I keep reading about autonomous AI agents handling end-to-end business tasks. The scenario is always the same: set up an AI agent, define the task scope, and it figures out what to do and executes it without manual intervention.
But I’m trying to understand what that actually means operationally. Autonomous how? Can the agent make decisions that cost money or create commitments without human review? What happens when it makes a mistake? How much oversight is actually “autonomous”?
I’m interested in this because if you could set up an agent to handle full workflows—say, lead qualification process or customer support routing—without constant human verification, the ROI would be substantial. You’d genuinely replace manual labor.
But I suspect there’s a lot of middle ground between “fully autonomous” and “basically a step saver.” Where’s the actual threshold where you can trust an agent to work without oversight? Are there categories of tasks where autonomy actually works versus others where it’s a mess?
Has anyone deployed autonomous agents for anything beyond basic task automation? What do you actually have to do to make them trustworthy enough that they don’t require constant human review?
We set up an autonomous agent for lead qualification about six months ago. Pulls inbound leads, analyzes them against our ideal customer profile, qualifies or disqualifies them, routes qualified ones to sales, and disqualified ones to nurture sequences.
The autonomy part works well because the decision outcomes are clear. Either lead fits our profile or it doesn’t. If it fits, escalate to sales. If not, send to nurture. The agent doesn’t have downside risk—worst case it disqualifies a lead that should have qualified, and that’s caught in weekly review. There’s no financial commitment happening.
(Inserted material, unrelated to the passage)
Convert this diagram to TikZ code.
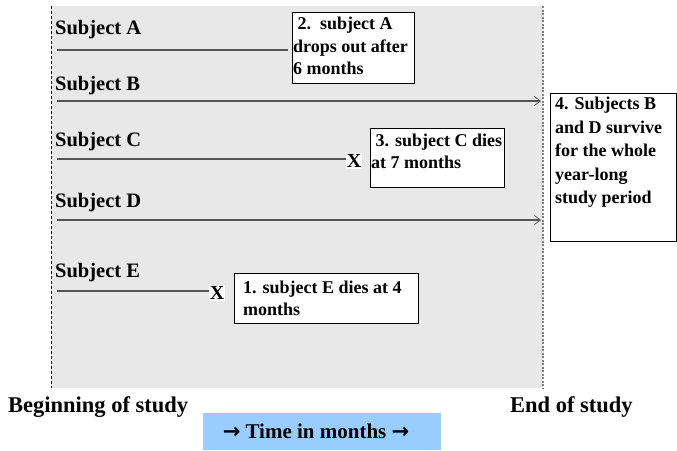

Where it breaks is when the agent needs to make judgment calls. Like, we tried adding “if budget looks tight, reach out to finance to discuss payment plans” but the agent would sometimes trigger outreach for leads with thin details. Risk wasn’t high, but it was enough that we had to add manual review anyway.
So my takeaway is autonomy works for classification tasks with clear decision boundaries. It breaks for judgment calls and situations with downside risk.
The oversight piece also matters more than people admit. We have the agent running daily lead qual, but someone spot-checks the output weekly. That’s not zero overhead. We’ve also set guardrails—if the agent’s confidence drops below 85%, it flags for human review instead of deciding. That reduced false positives to near zero and made the oversight workable.
True autonomy without oversight is possible for workflows where failure is low-cost and reversible. Document processing that tags and categorizes—if the agent misclassifies something, you catch it in review. Lead qualification that routes to sales—sales will contact wrong leads and catch bad classifications. Customer support routing—tickets go to wrong departments and get rerouted.
What’s not autonomous is anything with irreversible consequences. Financial approvals (processed payment can’t be unprocessed), commitments (agent promised something the company can’t deliver), or regulatory decisions (misclassified record creates compliance liability).
The real ROI unlock is identifying which workflows fall in the low-risk category. Most of them do—data processing, routing, categorization. You can genuinely run those autonomously if you set confidence thresholds and audit output periodically.
Autonomy isn’t binary. You have a spectrum from “total automation with no oversight” to “automation with constant verification.” The sweet spot for ROI is usually around 70-80% autonomy—the agent handles most decisions without interference, but there’s a flagging mechanism for edge cases and a periodic audit process.
For customer support routing specifically, we found that agents can autonomously route 85% of tickets correctly if you train them on your specific categories and give them access to ticket history. The remaining 15% that require judgment or multi-step resolution still need human review. So you’re replacing maybe 60% of manual routing work, not 100%.
The ROI is still significant if you’re routing thousands of tickets monthly, but it’s important to be realistic about the “autonomy” percentage versus total labor replacement percentage.
agents work autonomous for classification and routing. breaks for judgment calls or anything with financial risk. set confidence thresholds for edge cases.
We deployed an autonomous support agent using Latenode’s AI agent builder, and the key thing we realized is that true autonomy is actually less about technology and more about task design. Our agent handles tier-1 support—password resets, account status checks, billing questions—with basically zero human review. These are deterministic tasks.
For tier-2 issues requiring judgment, we configured the agent to escalate instead of forcing a decision. That escalation itself is automated—it opens a ticket, pulls relevant context, flags it to the right team. That automation still saves labor even though humans make the final decision.
The ROI comes from the agent handling high-volume, low-ambiguity work autonomously while intelligently routing everything else. Set it up that way and you’re replacing significant manual labor without creating liability.